-- Exercise aim --
Select each line where the word "this" appears.

-- Extracted material --
· · · ·

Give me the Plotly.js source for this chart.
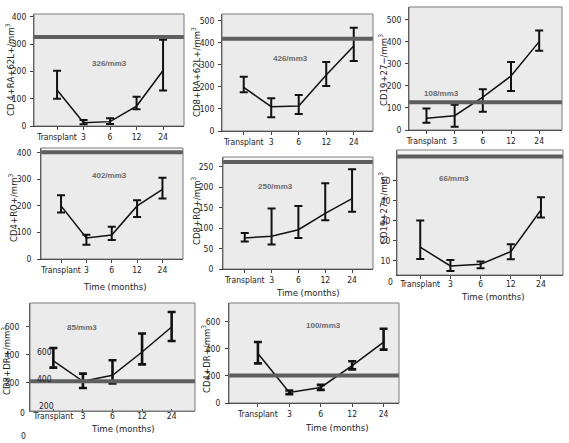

· · · ·

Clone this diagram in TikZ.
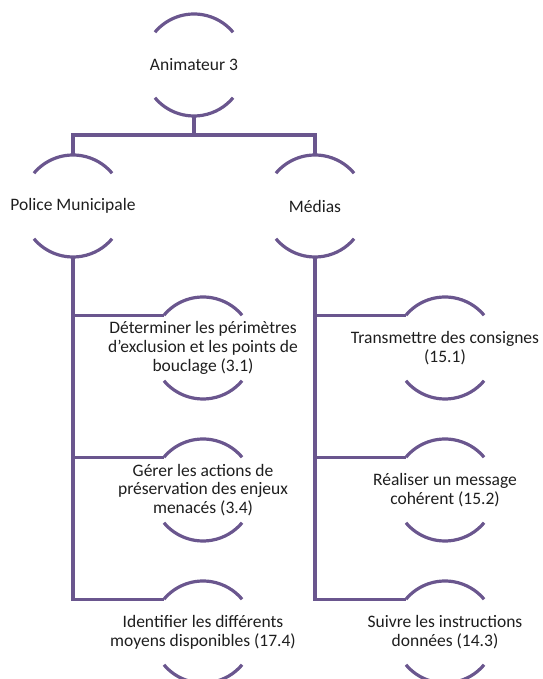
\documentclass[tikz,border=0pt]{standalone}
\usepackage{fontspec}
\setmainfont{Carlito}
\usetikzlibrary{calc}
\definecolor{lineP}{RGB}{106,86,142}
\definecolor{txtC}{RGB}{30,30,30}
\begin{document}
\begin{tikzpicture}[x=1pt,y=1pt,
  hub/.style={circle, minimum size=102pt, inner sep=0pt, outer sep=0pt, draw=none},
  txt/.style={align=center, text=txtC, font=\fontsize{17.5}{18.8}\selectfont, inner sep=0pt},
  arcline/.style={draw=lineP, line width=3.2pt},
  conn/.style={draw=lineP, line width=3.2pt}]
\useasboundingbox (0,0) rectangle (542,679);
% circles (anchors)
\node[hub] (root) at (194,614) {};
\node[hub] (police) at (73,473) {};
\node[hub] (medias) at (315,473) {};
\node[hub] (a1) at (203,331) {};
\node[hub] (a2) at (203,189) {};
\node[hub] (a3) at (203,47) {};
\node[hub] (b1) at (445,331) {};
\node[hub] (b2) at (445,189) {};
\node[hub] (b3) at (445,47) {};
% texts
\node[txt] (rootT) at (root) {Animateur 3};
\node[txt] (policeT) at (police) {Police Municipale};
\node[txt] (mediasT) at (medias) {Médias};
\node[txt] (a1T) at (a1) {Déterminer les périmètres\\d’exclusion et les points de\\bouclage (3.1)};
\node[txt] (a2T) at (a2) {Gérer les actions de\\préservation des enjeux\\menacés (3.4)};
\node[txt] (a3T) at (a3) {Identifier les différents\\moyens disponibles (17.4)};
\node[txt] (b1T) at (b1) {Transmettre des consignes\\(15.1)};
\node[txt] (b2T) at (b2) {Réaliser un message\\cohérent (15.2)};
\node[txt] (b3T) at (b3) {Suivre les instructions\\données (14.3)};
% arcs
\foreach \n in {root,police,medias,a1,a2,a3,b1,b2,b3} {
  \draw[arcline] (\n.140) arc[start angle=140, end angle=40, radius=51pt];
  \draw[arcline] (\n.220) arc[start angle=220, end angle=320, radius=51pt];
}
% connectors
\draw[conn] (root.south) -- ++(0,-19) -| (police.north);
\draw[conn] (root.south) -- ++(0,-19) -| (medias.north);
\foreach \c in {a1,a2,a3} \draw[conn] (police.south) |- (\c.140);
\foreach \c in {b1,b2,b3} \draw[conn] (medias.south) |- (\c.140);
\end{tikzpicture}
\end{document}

· · · ·

-- Solution to the exercise --
Give me the Plotly.js source for this chart.
Clone this diagram in TikZ.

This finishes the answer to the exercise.